We expect combined earnings of IMS Fertilizer cluster to increase by 11% qoq to PKR9.2bn in 2QCY20. The increase in profitability is mainly led by (i) higher Urea offtake, amid pre buying before monsoon season and clarity regarding Urea subsidy and (ii) lower finance cost due to decline in interest rates.
Industry Urea offtake of 1.6mn tons in 2QCY20 was up 5% yoy. This should enable producers to post decent earnings in 2Q. This is because of slow offtake in the previous quarter amid lockdowns, followed by pre-buying in June, in our view.
However, slower expected demand in 3Q20 will likely moderate full-year earnings. Also, dealers are presently selling Urea at PKR1,530/bag in Sindh. This might indicate that producers are offering discounts to avoid inventory pile up.
FFC to post flattish earnings
We expect Fauji Fertilizer (FFC) to post 2QCY20 NPAT of PKR5.24bn (EPS: PKR4.12), up 1% yoy, led by (i) the 9% yoy increase in Urea offtake (market share up to 43% vs 41% in 2Q19), and (ii) discontinuation of GIDC on feed and fuel gases which has elevated the company’s gross margins, which we expect will increase by about 4ppt yoy to 38%. Other income is expected to remain depressed (down by 14% yoy) mainly because of lower interest rates, which will also lead to 30% yoy lower finance costs.

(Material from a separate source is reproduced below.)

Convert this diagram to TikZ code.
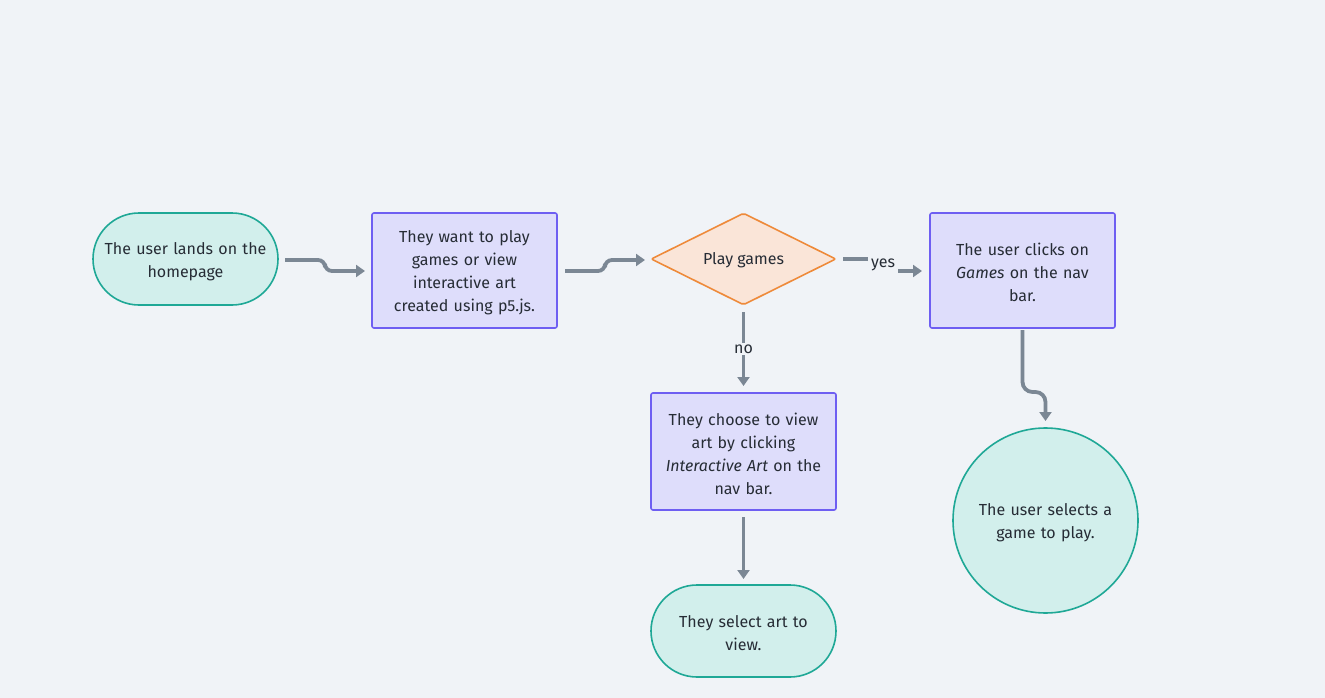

We expect FFC to pay an interim cash dividend of PKR3.50/sh, taking 1H20 payout to PKR6.0/sh. We have a Neutral stance on FFC (TP PKR120/sh), where a dividend yield of 10% is balanced by lack of growth prospects.
Higher offtake will boost EFERT’s earning
Engro Fertilizer (EFERT) is expected to post 2QCY20 NPAT of PKR4.80bn (EPS: PKR3.59), up 51%yoy. Net Sales are expected to decrease by 1%yoy owing lower to Urea prices. However, Urea offtake increased an impressive 47% yoy because of unusually low offtake in 1QCY20 (EFERT delayed price cuts post GIDC cut in January). The impact of higher Urea offtake and discontinuation of GIDC are expected to increase gross margins by 12ppt yoy. EFERT’s other income is expected to decline by 83% yoy due to a one-off in 2QCY19, in our view. We expect EFERT to announce a final cash dividend of PKR3.0/sh. We have a Neutral stance on EFERT (TP PKR66/sh) where we flag a CY21f dividend yield of 16%.
Lower DAP margins will expand FFBL’s core losses
Fauji Fertilizer Bin Qasim (FFBL) is expected to post an unconsolidated NLAT of PKR598mn (LPS: PKR0.64) in 2QCY20 as compared to an NLAT of PKR84mn (LPS: PKR0.09) in the same period last year. The core earnings of FFBL are likely to deteriorate in 2QCY20 due to (i) weak Urea sales (down 43%yoy) and (ii) lower DAP prices in tandem with lower international DAP prices. Lower finance costs (down by 23%yoy) should reduce company’s net losses. However, FFBL’s consolidated earnings will be more depressed than in previous quarters, as Fauji Foods and Fauji Meat will continue to post losses, in our view. The key catalysts for FFBL remains rise in global DAP primary margins and potential divestment of its ailing Food businesses, in our view. ( Intermarket Securities Limited.)